§ Exercise aim
Give every line of the data again, unchanged, but with no pictures.

§ Material for this exercise

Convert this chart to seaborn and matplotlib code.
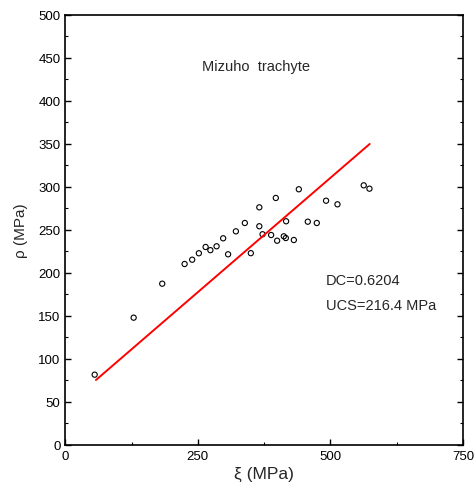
import matplotlib
matplotlib.use("Agg")
import matplotlib.pyplot as plt
import seaborn as sns
import pandas as pd
from matplotlib.ticker import MultipleLocator

sns.set_style("white")
plt.rcParams['font.family'] = ['Liberation Sans', 'DejaVu Sans']

# Measured data: xi (MPa) vs rho (MPa)
xi = [55.4, 128.9, 182.8, 225.0, 239.3, 251.9, 264.6, 273.6, 285.3, 297.7,
      307.0, 321.7, 338.6, 349.9, 365.9, 365.9, 372.0, 388.2, 397.0, 399.5,
      412.1, 415.9, 416.4, 431.0, 440.4, 457.3, 474.3, 491.8, 513.3, 562.8, 573.6]
rho = [81.4, 147.7, 187.2, 210.1, 215.1, 222.6, 229.9, 226.2, 230.7, 240.0,
       221.4, 248.1, 257.8, 222.7, 276.0, 254.0, 244.7, 243.8, 286.9, 237.2,
       242.3, 240.3, 259.8, 238.0, 297.0, 259.3, 257.8, 283.7, 279.5, 301.6, 297.7]

# Fitted line
fit_x = [57.8, 574.1]
fit_y = [75.2, 349.7]

title_text = "Mizuho  trachyte"
dc_text = "DC=0.6204"
ucs_text = "UCS=216.4 MPa"

df = pd.DataFrame({"xi": xi, "rho": rho})
fit = pd.DataFrame({"x": fit_x, "y": fit_y})

fig = plt.figure(figsize=(4.77, 5.02), dpi=100)
ax = fig.add_axes([0.1369, 0.1122, 0.8337, 0.8565])

sns.lineplot(data=fit, x="x", y="y", ax=ax, color="#ff0000", linewidth=1.4)
sns.scatterplot(data=df, x="xi", y="rho", ax=ax, marker="o", s=14,
                facecolors="none", edgecolor="black", linewidth=0.8)

ax.set_xlim(0, 750)
ax.set_ylim(0, 500)
ax.xaxis.set_major_locator(MultipleLocator(250))
ax.xaxis.set_minor_locator(MultipleLocator(125))
ax.yaxis.set_major_locator(MultipleLocator(50))
ax.yaxis.set_minor_locator(MultipleLocator(25))
ax.tick_params(which="both", direction="in", top=False, right=True,
               left=True, bottom=True, labelsize=9.5, colors="black")
ax.tick_params(which="major", length=4, width=1)
ax.tick_params(which="minor", length=2.5, width=0.8)
for sp in ax.spines.values():
    sp.set_color("black")
    sp.set_linewidth(1.2)

ax.set_xlabel("ξ (MPa)", fontsize=12.5, labelpad=3)
ax.set_ylabel("ρ (MPa)", fontsize=11, labelpad=7)

ax.text(360, 440, title_text, fontsize=10.5, ha="center", va="center")
ax.text(491, 191, dc_text, fontsize=10.5, ha="left", va="center")
ax.text(491, 163, ucs_text, fontsize=10.5, ha="left", va="center")

fig.savefig("out.png", dpi=100)
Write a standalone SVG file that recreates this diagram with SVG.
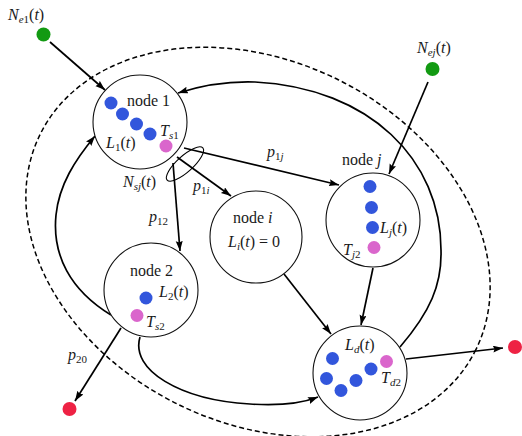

§ Problem solution
Convert this chart to seaborn and matplotlib code.
import matplotlib
matplotlib.use("Agg")
import matplotlib.pyplot as plt
import seaborn as sns
import pandas as pd
from matplotlib.ticker import MultipleLocator

sns.set_style("white")
plt.rcParams['font.family'] = ['Liberation Sans', 'DejaVu Sans']

# Measured data: xi (MPa) vs rho (MPa)
xi = [55.4, 128.9, 182.8, 225.0, 239.3, 251.9, 264.6, 273.6, 285.3, 297.7,
      307.0, 321.7, 338.6, 349.9, 365.9, 365.9, 372.0, 388.2, 397.0, 399.5,
      412.1, 415.9, 416.4, 431.0, 440.4, 457.3, 474.3, 491.8, 513.3, 562.8, 573.6]
rho = [81.4, 147.7, 187.2, 210.1, 215.1, 222.6, 229.9, 226.2, 230.7, 240.0,
       221.4, 248.1, 257.8, 222.7, 276.0, 254.0, 244.7, 243.8, 286.9, 237.2,
       242.3, 240.3, 259.8, 238.0, 297.0, 259.3, 257.8, 283.7, 279.5, 301.6, 297.7]

# Fitted line
fit_x = [57.8, 574.1]
fit_y = [75.2, 349.7]

title_text = "Mizuho  trachyte"
dc_text = "DC=0.6204"
ucs_text = "UCS=216.4 MPa"

df = pd.DataFrame({"xi": xi, "rho": rho})
fit = pd.DataFrame({"x": fit_x, "y": fit_y})

fig = plt.figure(figsize=(4.77, 5.02), dpi=100)
ax = fig.add_axes([0.1369, 0.1122, 0.8337, 0.8565])

sns.lineplot(data=fit, x="x", y="y", ax=ax, color="#ff0000", linewidth=1.4)
sns.scatterplot(data=df, x="xi", y="rho", ax=ax, marker="o", s=14,
                facecolors="none", edgecolor="black", linewidth=0.8)

ax.set_xlim(0, 750)
ax.set_ylim(0, 500)
ax.xaxis.set_major_locator(MultipleLocator(250))
ax.xaxis.set_minor_locator(MultipleLocator(125))
ax.yaxis.set_major_locator(MultipleLocator(50))
ax.yaxis.set_minor_locator(MultipleLocator(25))
ax.tick_params(which="both", direction="in", top=False, right=True,
               left=True, bottom=True, labelsize=9.5, colors="black")
ax.tick_params(which="major", length=4, width=1)
ax.tick_params(which="minor", length=2.5, width=0.8)
for sp in ax.spines.values():
    sp.set_color("black")
    sp.set_linewidth(1.2)

ax.set_xlabel("ξ (MPa)", fontsize=12.5, labelpad=3)
ax.set_ylabel("ρ (MPa)", fontsize=11, labelpad=7)

ax.text(360, 440, title_text, fontsize=10.5, ha="center", va="center")
ax.text(491, 191, dc_text, fontsize=10.5, ha="left", va="center")
ax.text(491, 163, ucs_text, fontsize=10.5, ha="left", va="center")

fig.savefig("out.png", dpi=100)
Write a standalone SVG file that recreates this diagram with SVG.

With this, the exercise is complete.